The blue Hägglunds is repaired, and despite the shorter nights, auroras are still a sight to behold at Mawson.

Engine removal, Antarctic style

Back in late August Hägglunds K-18 (blue Hägg) decided that it wanted to have a holiday, so whilst in the field one afternoon she failed to start. Prognosis — broken starter. The two diesos were dispatched to replace said starter motor, and two hours after arriving at Rumdoodle the starter motor was replaced… The starter motor wasn’t the problem. The Hägglunds was towed back to station (covered in a previous story), where a busy four days saw the engine and transmission removed to replace the flywheel and then reinstalled.

This was the first time that I have removed an engine from a Hägglunds in anger. The job was made easier with the assistance of my fellow dieso and several others on station. By the end of the first day the engine was almost ready for extraction, with fuel lines and coolant hoses removed, electrical plugs unplugged, and exhaust section removed.

The following morning the four engine mounts and drive shaft were removed, and out came the engine. This is only possible with the assistance of an engine/transmission counter balance lifting rig. Once we got the engine out and on the ground the engine/transmission was split to reveal the ring gear had broken off the flywheel. The spare flywheel was sourced and installed — the transmission/engine were married again. This was the end of day two.

On day three, after a pre-start meeting to discuss the day’s work, it was time to get the engine back in. We got the lift frame installed on the engine, and the fun began. The installation process is very much the same as the removal process, only reversed. To get the engine from the workshop floor to resting on the engine mounts took several hours, after some tight fits and slow-going to avoid damaging anything. We had to watch the hoses and electrical cables — if any were crushed we would potentially need to remove the engine again. Luckily we didn’t have any problems with the installation. The afternoon saw us installing all the hoses and cables, which went without any major problems.

On day four we had to torque up the engine mount’s drive shaft and lastly install the exhaust. We primed the fuel and then crossed the old finger and pushed the start button… Sweet sound of success! We cleaned up the area, put the seats back in place (so that we can drive it without sitting on milk crates), then it was time for a test drive. Not a problem.

Thanks to the entire station for their assistance in completing the repair, in particular Ewan and Chris for driving it at the time. You saved us a whole lot of trouble later on.

Station Mechanical Supervisor

The nights are getting shorter

It has been over six months since we arrived at Mawson station and I have found myself trawling through the pictures that I have taken since getting here. I remember the outgoing chef telling me that the time would fly and to enjoy every minute of it. No sooner it’s a new month and I’m getting out the chip rations than it’s the end of the month, all the chips are gone and I’m getting out the next month’s rations! You look at the date and think to yourself, “where did the last four weeks go?”. The days are starting to get longer and on the walk to work you notice that the blizz tails that were everywhere are starting to melt out and expose the bare rock that has been hidden for the last five months. There are little pools of melt water starting to form on the edges of the sea ice and you can feel the warmth of the sun even though it’s still −19°C.

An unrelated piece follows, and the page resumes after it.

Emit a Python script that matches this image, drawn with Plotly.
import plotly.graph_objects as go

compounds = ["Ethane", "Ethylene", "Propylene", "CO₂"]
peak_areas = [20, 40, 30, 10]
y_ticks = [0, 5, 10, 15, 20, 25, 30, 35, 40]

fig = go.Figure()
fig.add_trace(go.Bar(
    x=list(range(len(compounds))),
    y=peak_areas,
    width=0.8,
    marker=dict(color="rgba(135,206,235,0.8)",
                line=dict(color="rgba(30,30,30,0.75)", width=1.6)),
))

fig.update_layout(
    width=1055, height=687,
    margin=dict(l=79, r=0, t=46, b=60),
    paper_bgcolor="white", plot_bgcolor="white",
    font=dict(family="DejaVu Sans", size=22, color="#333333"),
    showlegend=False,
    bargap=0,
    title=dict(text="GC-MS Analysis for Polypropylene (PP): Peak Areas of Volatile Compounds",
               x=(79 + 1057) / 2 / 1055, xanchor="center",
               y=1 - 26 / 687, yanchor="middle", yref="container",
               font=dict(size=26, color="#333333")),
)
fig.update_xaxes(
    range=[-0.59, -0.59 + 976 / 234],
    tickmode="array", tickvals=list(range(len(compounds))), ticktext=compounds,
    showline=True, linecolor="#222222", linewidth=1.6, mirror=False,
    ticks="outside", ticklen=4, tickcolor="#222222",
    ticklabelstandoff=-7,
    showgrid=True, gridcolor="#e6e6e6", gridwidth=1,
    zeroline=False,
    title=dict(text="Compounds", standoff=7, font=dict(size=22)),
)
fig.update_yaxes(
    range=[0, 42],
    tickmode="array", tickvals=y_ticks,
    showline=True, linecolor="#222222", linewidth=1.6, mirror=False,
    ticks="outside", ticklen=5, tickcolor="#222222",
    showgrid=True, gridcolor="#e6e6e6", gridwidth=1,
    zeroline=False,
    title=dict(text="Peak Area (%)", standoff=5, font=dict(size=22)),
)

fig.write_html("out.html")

The longer days mean shorter nights, which is a nice thing, but all this extra sunshine is at the detriment of the Aurora Australis or southern lights. Aurora is the name given to light emitted when the upper atmosphere is hit by energetic charged particles, principally electrons, travelling along magnetic field lines. Energetic electrons impact a gas that then emits light, and this is the same process that operates in a fluorescent tube or neon light. Auroras occur in an oval around the magnetic poles in both hemispheres. The aurora results from the interaction of the solar wind and the earth’s magnetic field. Some energy released in this interaction is transferred to charged particles which travel along the magnetic field lines into both polar regions. The stronger the interaction of the solar wind with the earth’s magnetic field, the more equator-ward the oval of auroral activity extends.

The colours in the aurora result from light (‘photons’) from specific energy level transitions in excited atoms, molecules and ions of the upper atmosphere, returning to their lowest energy state. There are thousands of individual colours in an auroral display, but three are dominant in the visible spectrum: green (the brightest) and red are emitted by oxygen atoms, and violet from a nitrogen molecular ion. The combination of green, red and purple emissions may give aurora a ‘whiteish’ appearance. I personally have only really seen this whiteish and very faint green aurora in the sky, but when you take a picture is when all the colours come out. I have spent many hours outside in −18°C to −25°C temperatures with many layers of clothes on to get that amazing aurora shot. I had one of the other expeditioners give me a few pointers on how to use my camera, and I’m so grateful (who knew that you needed to adjust the focus ring on your camera for a better picture!). So after being armed with this new information about my camera, lets just say that the first hundred or so aurora shots got binned and the next hundred shots made up for it. The way the aurora dances across the inky blue of the night sky is a sight to behold. It is one of the most beautiful things I've been lucky to see since I have been down here. Fingers crossed there will be one tonight.